Homecoming, 1962. My sister was a sophomore. "Dad, can we build our class float out back by the garage?" My sister was beautiful. Sure, I'm biased, but she was. She had these long eye lashes, BEEAUUTIFUL blue eyes, and she batted the lashes, smiled at my pa when she asked. My father ADORED my sister. (Me too). "Sure."
My folks logic was.. "if it didn't cost too much, it was moral, and if it didn't hurt you or anyone else, sure." (I've told you this before, but they also said "Finish everything you start, except sex.") I was eight, i had no concept of what that was.

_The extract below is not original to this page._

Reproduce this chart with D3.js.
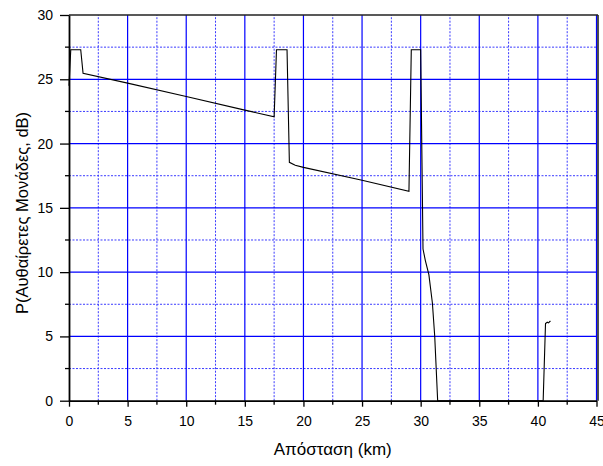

So, for what seemed like two months, 16 year old snotnoses who were just learning to drive, sped up and down our alley, NARROWLY missing our car parked under the walnut tree (several times.).. they blared loud music.. sang, stuffed Bluejay colored napkins in chicken wire, laughed, yelled, undoubtedly disturbed the neighbors (we had wonderful, understanding neighbors though). On the final day, as they moved the float to position it for the actual Homecoming Parade, my sister, same batting blue eyes, same smile, told my dad "Dad, I'm sorry we were so noisy throughout all this.." "Oh honey, it's ok, we have great neighbors and there was really no destruction."
And then.
After the parade. After the football game. That Saturday. I took my glove (my plastic bowl) and my dirty ole tennis ball out to THE WALL. Holy Guacamole. There in HUGE, I'm talking HUGE, eighteen foot long, Bluejay colored spray paint "SOPHOMORES 1962!!!!" I think she was gonna get in trouble, then the eyelash batting, smile happened, so she didn't. (This paint job would stay there for quite some time, until YEARS later I when I needed a buck or two, dad handed me paintbrush and a can of white paint, said "Here, 5 bucks, you can paint the wall.")
HEY YOU! YOU THERE! YEAH YOU, the one laying in bed asleep with your laptop. Ya better turn it off as I know you'll run your battery down!
See.. my book. My Cliff Notes. My life. All, kinda boring. i've put you fast asleep.
To be continued. Maybe.
By Henry Gibson. Forward by Mrs. Eldridge, my 2nd grade teacher.